Medieval and early modern economic and social history; peasants; global/comparative history; medieval Germany and Scandinavia; the uses and representation of the past in the middle ages; literature in the medieval Germanic vernaculars (principally Middle High German and Old Norse)
I was born in India and spent the first half of my life in New Delhi; I have spent the second half of my life mainly in London, Cambridge, Mass., Toronto, and Oxford, with shorter periods in Munich, Hanoi, and Lindi (Tanzania).
I started off thinking I was a musician, then became a Germanist, completed my PhD as a multidisciplinary medievalist, and ended up as an economic historian. At least, that's what most of my research has been on for the past several years. After studying at King's College London, Harvard, and CMS, I was a postdoc at the University of Leicester, at Magdalen College, Oxford, and at PIMS; I returned to CMS as faculty in 2016. I teach Latin and Diplomatics, and graduate seminars on social and economic and cultural history, and on historical methods and theory; I also teach Directed Reading courses on various historical and literary subjects.

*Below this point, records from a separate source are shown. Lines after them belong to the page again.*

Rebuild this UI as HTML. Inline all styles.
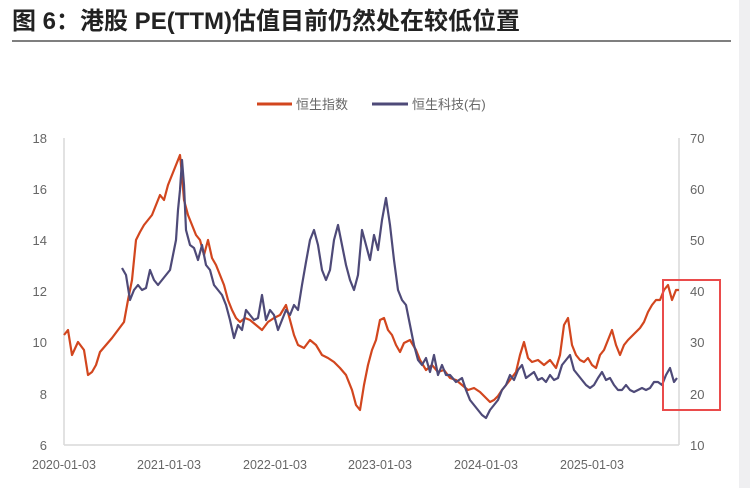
<!DOCTYPE html>
<html><head><meta charset="utf-8"><style>
body{margin:0;width:750px;height:488px;background:#fff;overflow:hidden;font-family:"Liberation Sans","Noto Sans CJK SC",sans-serif}
</style></head><body>
<svg width="750" height="488" xmlns="http://www.w3.org/2000/svg" style="position:absolute;left:0;top:0">
<rect x="739" y="0" width="11" height="488" fill="#efeff1"/>
<text x="12" y="29" font-size="24" font-weight="bold" fill="#222" font-family="Liberation Sans,Noto Sans CJK SC,sans-serif">图 6：港股 PE(TTM)估值目前仍然处在较低位置</text>
<line x1="12" y1="41" x2="731" y2="41" stroke="#555" stroke-width="1.5"/>
<line x1="257" y1="104" x2="292" y2="104" stroke="#d2461e" stroke-width="3"/>
<text x="296" y="109" font-size="13" fill="#666">恒生指数</text>
<line x1="372" y1="104" x2="408" y2="104" stroke="#4e4a78" stroke-width="3"/>
<text x="412" y="109" font-size="13" fill="#666">恒生科技(右)</text>
<g stroke="#d9d9d9" stroke-width="1.5"><line x1="64" y1="138" x2="64" y2="445"/><line x1="679" y1="138" x2="679" y2="445"/><line x1="64" y1="445" x2="679" y2="445"/></g>
<g font-size="13" fill="#666" text-anchor="end">
<text x="47" y="143">18</text><text x="47" y="194">16</text><text x="47" y="245">14</text><text x="47" y="296">12</text><text x="47" y="347">10</text><text x="47" y="399">8</text><text x="47" y="450">6</text></g>
<g font-size="13" fill="#666" text-anchor="start">
<text x="690" y="143">70</text><text x="690" y="194">60</text><text x="690" y="245">50</text><text x="690" y="296">40</text><text x="690" y="347">30</text><text x="690" y="399">20</text><text x="690" y="450">10</text></g>
<g font-size="12.5" fill="#666" text-anchor="middle">
<text x="64" y="469">2020-01-03</text><text x="169" y="469">2021-01-03</text><text x="275" y="469">2022-01-03</text><text x="380" y="469">2023-01-03</text><text x="486" y="469">2024-01-03</text><text x="592" y="469">2025-01-03</text></g>
<polyline fill="none" stroke="#d2461e" stroke-width="2.2" stroke-linejoin="round" points="64,335 68,330 72,355 78,342 84,350 88,375 92,372 96,365 100,352 106,345 112,338 118,330 124,322 128,300 132,280 136,240 140,232 144,225 148,220 152,215 156,205 160,195 164,200 168,185 172,175 176,165 180,155 182,175 184,200 188,215 192,225 196,235 200,240 204,255 208,240 212,258 216,265 220,275 224,285 228,300 232,310 236,318 240,322 245,318 250,320 256,325 262,330 268,322 274,318 280,315 286,305 290,320 294,335 298,345 304,348 310,340 316,345 322,355 328,358 334,362 340,368 346,375 352,390 356,405 360,410 364,385 368,365 372,350 376,340 380,320 384,318 388,330 392,335 396,345 400,352 404,343 410,340 416,350 420,360 426,370 432,365 438,372 444,370 450,378 456,380 462,385 468,390 474,388 480,392 486,398 490,402 494,400 498,396 502,390 506,385 510,380 516,372 520,355 524,342 528,358 532,362 538,360 544,365 550,360 556,368 560,355 564,325 568,318 572,345 576,355 580,360 584,362 588,358 592,365 596,368 600,355 604,350 608,340 612,330 616,345 620,355 624,345 628,340 632,336 636,332 640,328 644,322 648,312 652,305 656,300 660,300 664,290 668,285 672,300 676,290 679,290"/>
<polyline fill="none" stroke="#4e4a78" stroke-width="2.2" stroke-linejoin="round" points="122,268 126,275 130,300 134,290 138,285 142,290 146,288 150,270 154,280 158,285 162,280 166,275 170,270 174,250 176,240 178,210 180,190 182,160 184,185 186,230 190,245 194,248 198,260 202,245 206,265 210,270 214,285 218,290 222,295 226,305 230,320 234,338 238,325 242,330 246,310 250,315 254,320 258,318 262,295 266,320 270,310 274,315 278,330 282,320 286,310 290,315 294,305 298,310 302,285 306,262 310,240 314,230 318,245 322,270 326,280 330,270 334,240 338,225 342,245 346,265 350,280 354,290 358,275 362,230 366,245 370,260 374,235 378,250 382,220 386,198 390,225 394,260 398,290 402,300 406,305 410,325 414,345 418,360 422,365 426,358 430,372 434,355 438,375 442,365 446,375 450,375 456,382 462,378 466,390 470,400 474,405 478,410 482,415 486,418 490,410 494,405 498,400 502,390 506,385 510,375 514,380 518,370 522,365 526,378 530,375 534,372 538,380 542,378 546,382 550,375 554,380 558,378 562,365 566,360 570,355 574,370 578,375 582,380 586,385 590,388 594,385 598,378 602,372 606,380 610,378 614,385 618,390 622,390 626,385 630,390 634,392 638,390 642,388 646,390 650,388 654,382 658,382 662,385 666,375 670,368 674,382 677,378"/>
<rect x="663" y="280" width="57" height="130" fill="none" stroke="#ea4b4b" stroke-width="2"/>
</svg>
</body></html>
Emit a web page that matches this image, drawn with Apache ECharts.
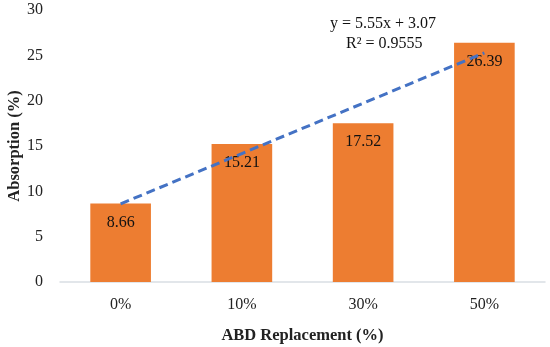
<!DOCTYPE html>
<html><head><meta charset="utf-8">
<script src="https://cdn.jsdelivr.net/npm/echarts@6/dist/echarts.min.js"></script>
<style>html,body{margin:0;padding:0;background:#fff}#c{width:550px;height:347px}</style>
</head><body><div id="c"></div>
<script>
const categories = ['0%', '10%', '30%', '50%'];
const absorption = [8.66, 15.21, 17.52, 26.39];
const trendValues = [8.62, 14.17, 19.72, 25.27];
const yTicks = [0, 5, 10, 15, 20, 25, 30];
const equationText = 'y = 5.55x + 3.07';
const r2Text = 'R² = 0.9555';
const FONT = 'Liberation Serif';

const chart = echarts.init(document.getElementById('c'), null, {renderer: 'canvas'});
chart.setOption({
  animation: false,
  textStyle: {fontFamily: FONT},
  grid: {left: 60, right: 5, top: 10, bottom: 65, containLabel: false, outerBoundsMode: 'none'},
  xAxis: {
    type: 'category', data: categories,
    axisTick: {show: false},
    axisLine: {lineStyle: {color: '#D9DEE3', width: 1.5}},
    axisLabel: {color: '#222', fontSize: 16, fontFamily: FONT, margin: 15},
    name: 'ABD Replacement (%)', nameLocation: 'middle', nameGap: 45, nameMoveOverlap: false,
    nameTextStyle: {color: '#222', fontSize: 16.5, fontWeight: 'bold', fontFamily: FONT}
  },
  yAxis: {
    type: 'value', min: yTicks[0], max: yTicks[yTicks.length - 1], interval: 5,
    splitLine: {show: false},
    axisLine: {show: false}, axisTick: {show: false},
    axisLabel: {color: '#222', fontSize: 16, fontFamily: FONT, margin: 17},
    name: 'Absorption (%)', nameLocation: 'middle', nameGap: 37, nameMoveOverlap: false,
    nameTextStyle: {color: '#222', fontSize: 16.5, fontWeight: 'bold', fontFamily: FONT}
  },
  series: [
    {
      type: 'bar', data: absorption, barWidth: '50%',
      itemStyle: {color: '#ED7D31'},
      label: {show: true, position: 'insideTop', distance: 11, color: '#111', fontSize: 16, fontFamily: FONT}
    },
    {
      type: 'line', data: trendValues, symbol: 'none', z: 5,
      lineStyle: {color: '#4472C4', width: 3, type: [9, 5]}
    }
  ],
  graphic: [
    {type: 'text', left: 330, top: 16, style: {text: equationText, fill: '#111', font: '16px "Liberation Serif"'}},
    {type: 'text', left: 346, top: 36, style: {text: r2Text, fill: '#111', font: '16px "Liberation Serif"'}}
  ]
});
</script></body></html>
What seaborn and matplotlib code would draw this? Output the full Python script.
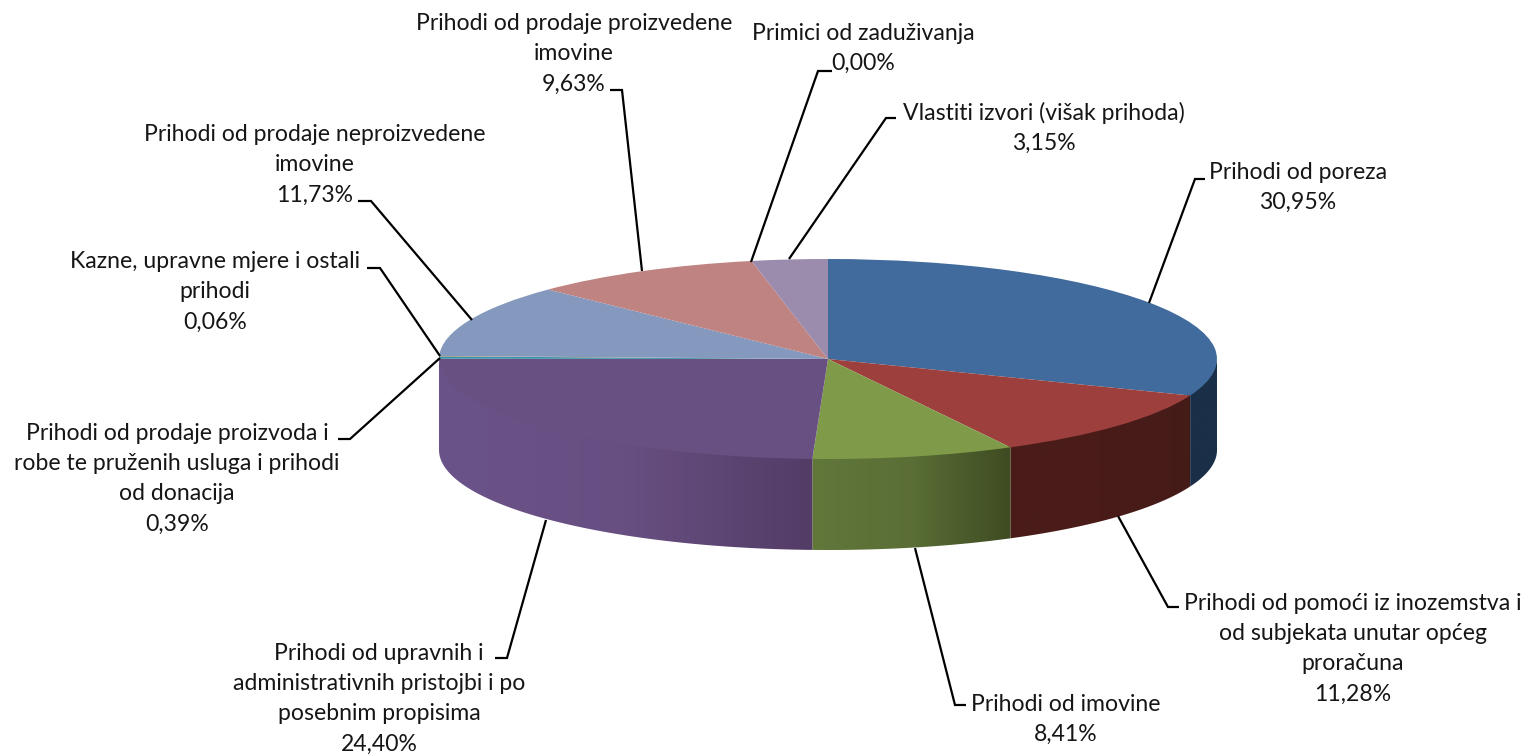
import numpy as np
import matplotlib
matplotlib.use("Agg")
import matplotlib.pyplot as plt
from matplotlib.patches import Polygon
import seaborn as sns

# ---- data ----
names = [
    "Prihodi od poreza",
    "Prihodi od pomoći iz inozemstva i\nod subjekata unutar općeg\nproračuna",
    "Prihodi od imovine",
    "Prihodi od upravnih i\nadministrativnih pristojbi i po\nposebnim propisima",
    "Prihodi od prodaje proizvoda i\nrobe te pruženih usluga i prihodi\nod donacija",
    "Kazne, upravne mjere i ostali\nprihodi",
    "Prihodi od prodaje neproizvedene\nimovine",
    "Prihodi od prodaje proizvedene\nimovine",
    "Primici od zaduživanja",
    "Vlastiti izvori (višak prihoda)",
]
shares = [30.95, 11.28, 8.41, 24.40, 0.39, 0.06, 11.73, 9.63, 0.00, 3.15]

# ---- styles ----
top_colors = ["#406b9c", "#9c3f3d", "#7f9b49", "#695082", "#3a93aa",
              "#db843d", "#8499bd", "#bf8381", "#a4b9d8", "#9b8cae"]
side_left = ["#1a2f48", "#4a1c19", "#62773a", "#6a5389", "#3a93aa",
             "#db843d", "#8499bd", "#bf8381", "#a4b9d8", "#9b8cae"]
side_mid = ["#1a2f48", "#4a1c19", "#5a6e36", "#684f82", "#3a93aa",
            "#db843d", "#8499bd", "#bf8381", "#a4b9d8", "#9b8cae"]
side_right = ["#1a2f48", "#451b18", "#3f4c22", "#533c66", "#3a93aa",
              "#db843d", "#8499bd", "#bf8381", "#a4b9d8", "#9b8cae"]

W, H = 1529, 756
CX, CY, RX, RY, DEPTH = 828.0, 359.0, 389.0, 100.0, 91.0

# label layout in figure pixels: text centre x, first line y
label_pos = [(1298, 172), (1353, 603), (1066, 704), (379, 653), (177, 433),
             (215, 261), (315, 134), (574, 23), (863, 33), (1044, 112)]
leaders = [
    [(1205, 179), (1195, 179), (1149, 303)],
    [(1179, 607), (1168, 607), (1118, 516)],
    [(966, 705), (955, 705), (915, 548)],
    [(495, 658), (507, 658), (546, 520)],
    [(338, 439), (350, 439), (440, 358)],
    [(367, 268), (380, 268), (440, 356)],
    [(358, 201), (371, 201), (472, 320)],
    [(610, 90), (622, 90), (642, 271)],
    [(832, 71), (818, 71), (751, 262)],
    [(896, 118), (886, 118), (789, 259)],
]

sns.set_theme(style="white")
plt.rcParams["font.family"] = ["Lato", "DejaVu Sans"]

fig = plt.figure(figsize=(W / 100, H / 100), dpi=100, facecolor="white")
ax = fig.add_axes([0, 0, 1, 1])

# top face through the library's pie
wedges, _ = ax.pie(shares, colors=top_colors, startangle=90, counterclock=False,
                   radius=1, wedgeprops=dict(linewidth=0, zorder=3))

# side wall computed from the same shares: a gradient clipped to each wall
depth = DEPTH / RY
edges = 90 - np.cumsum([0] + shares) * 3.6
for i in range(len(shares)):
    a0, a1 = edges[i], edges[i + 1]
    lo, hi = max(a1, -180), min(a0, 0)
    if hi <= lo:
        continue
    th = np.radians(np.linspace(hi, lo, 200))
    x, y = np.cos(th), np.sin(th)
    outline = np.r_[np.c_[x, y + 0.02], np.c_[x[::-1], y[::-1] - depth]]
    grad = np.array(sns.blend_palette([side_left[i], side_mid[i], side_right[i]], 128))
    img = ax.imshow(grad[None, :, :], extent=[x.min(), x.max(), -1 - depth, 0],
                    aspect="auto", interpolation="bilinear", zorder=2)
    wall = Polygon(outline, closed=True, transform=ax.transData,
                   facecolor="none", edgecolor="none")
    ax.add_patch(wall)
    img.set_clip_path(wall)

ax.set_aspect("auto")
ax.set_xlim(-CX / RX, (W - CX) / RX)
ax.set_ylim((CY - H) / RY, CY / RY)
ax.set_axis_off()

# overlay in pixel units for labels and leader lines
ov = fig.add_axes([0, 0, 1, 1], facecolor="none")
ov.set_xlim(0, W)
ov.set_ylim(H, 0)
ov.set_axis_off()

for name, val, (tx, ty), pts in zip(names, shares, label_pos, leaders):
    xs, ys = zip(*pts)
    ov.plot(xs, ys, color="black", lw=1.6, solid_capstyle="butt",
            solid_joinstyle="miter")
    text = f"{name}\n{val:.2f}".replace(".", ",") + "%"
    ov.text(tx, ty - 10, text, ha="center", va="top", fontsize=16.6,
            color="#161616", linespacing=1.54)

fig.savefig("out.png", dpi=100, facecolor="white")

My students think I'm very scary about matters related to punctuation, formatting, and split infinitives. When I'm not scaring them about these things, they seem to like me: I can't think of any other reason why I have already got to my self-imposed limit of supervising nine dissertations, and am also on a number of other dissertation committees. I supervise subjects ranging from Old Norse literature to the self-representation of late-medieval queens to the ideology of evangelisation to late-medieval women religious.
My life revolves around Heidi, whose nose (a thing of much beauty and personality) it is much more important to recognise than is my face (not a thing of much beauty at all).